Crypto in 2022: Russia’s invasion, ETH merger, collapse of Terra and FTX, aftermath

Rick Steves

The Kaiko Research team focused on the ten defining market events for crypto in 2022, which includes the new crypto activity amid Russia’s invasion of Ukraine, the Terra collapse, the crypto credit crisis, Binance’s dominance, the evolution of Uniswap, the Ethereum merger, the collapse of FTX and its aftermath, and macro. 

Kaiko, the provider of real-time and historical cryptocurrency trade data, order books, and aggregated prices, has published a special end-of-year edition of its Data Debrief.

In it, the Kaiko Research team focused on the ten defining market events for crypto in 2022, which includes the new crypto activity amid Russia’s invasion of Ukraine, the Terra collapse, the crypto credit crisis, Binance’s dominance, the evolution of Uniswap, the Ethereum merger, the collapse of FTX and its aftermath, and macro.

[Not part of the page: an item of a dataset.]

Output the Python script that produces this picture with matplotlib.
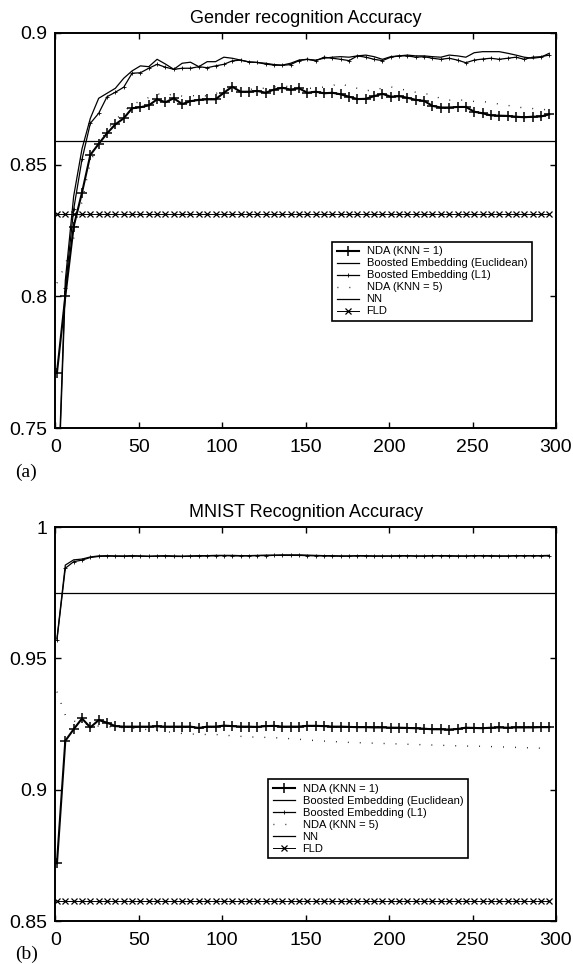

The report analyzed each defining each occurrence and added commentary/predictions for them. We quote the latter below:

  • 1. Russia’s invasion causes increase in crypto activity: “Crypto proved that it can be leveraged in times of extreme uncertainty, particularly stablecoins, allowing citizens an escape from volatile currencies. This conflict also demonstrated how quickly sanctions and restrictions enforced by global payment networks can curb unwanted crypto usage.
  • 2. The Terra collapse destroys billions in value: “It now goes without saying that if yields seem too good to be true they probably are. The Terra collapse was also a great example of the importance of on-chain data when investigating warning signs of a token or project’s health. In 2023, pay attention to what happens on DeFi protocols!
  • 3. The crypto credit crisis topples illiquid lenders: “stETH is a relatively small crypto token, but played an outsized role in the collapse of Celsius and wider crypto credit crunch. This scenario demonstrates the risks involved when centralized platforms invest client funds in high-risk DeFi protocols. Again, if yields seem too good to be true (in this context, on centralized platforms), they probably are. More broadly, the crypto credit crunch continues to play out today and could have a bearish impact on markets should bankrupt lenders be forced to liquidate their crypto holdings in the new year.”
  • 4. Binance becomes even more dominant: “Despite experiencing a record $6bn in outflows following fears around the soundness of its reserves in December, Binance continues dominating spot trading. However, as the world’s largest exchange, it faces growing scrutiny from both regulators and customers, which could reach a boiling point in 2023. Traders are increasingly valuing transparency, and there could very well be a shift towards more regulated centralized platforms.”
  • 5. Uniswap evolves into a formidable CEX competitor: “Uniswap’s volume has been impressive throughout this bear market. Will governance turn on the long-awaited fee switch to divert some revenue to token holders? How will DEXs be affected by regulations? And can any DEX make a dent in Uniswap V3’s dominance? Overall, cryptocurrency market structure continues to be dominated by centralized exchanges with Ethereum-based DEX volumes still magnitudes lower compared with their centralized peers. However, DEXs have shown remarkable resilience to the current market turmoil and innovations continue to make them more competitive with CEXs, especially following the collapse of FTX.”
  • 6. Ethereum merged, and nothing bad happened: “While ETH’s price fell after the Merge, in the long run, the upgrade bodes well for the future of the network as it paves the way for future scalability improvements. However, it has also been controversial, as nearly 70% of blocks are OFAC compliant, boosting concerns about censorship that will continue in 2023. While there is growing anticipation (and some concern) around a deadline for ETH staking withdrawals and the network’s scaling roadmap, Layer 2 scaling solutions built on top of Ethereum have gained significant traction and will likely continue to do so in the new year (we discuss more on L2s here).”
  • 7. The FTX collapse revealed a scam of epic proportions: “In hindsight, it seems obvious that FTT was a massive vulnerability, as a token with almost no utility, liquidity, or demand. To prevent the next FTX collapse, the industry must question all business models and balance sheets and demand transparency from the centralized venues they use.”
  • 8. Liquidity dries up in a post-Alameda world: “Hopefully the drop in liquidity is temporary, and there are already signs market makers are re-entering markets and re-gaining confidence. However, it is likely that market makers will be more careful choosing the exchanges on which they hold funds, perhaps boosting the market share of more regulated exchanges.”
  • 9. Asset valuations come into question post-FTX: “The industry must begin to recognize that market cap and fully diluted valuation are theoretical numbers that do not accurately reflect the value of a token, especially if a large holder is looking to cash out. A return of altcoin liquidity would be beneficial for the market, as well as DeFi protocols that rely on price oracles for less liquid tokens.”
  • 10. The year of macro: “Global recession worries and tightening liquidity will continue to weigh on risk assets especially as quantitative tightening speeds up. However, the U.S. Fed and other central banks are widely expected to slow down the pace of rate hikes next year, perhaps providing respite for risk assets.”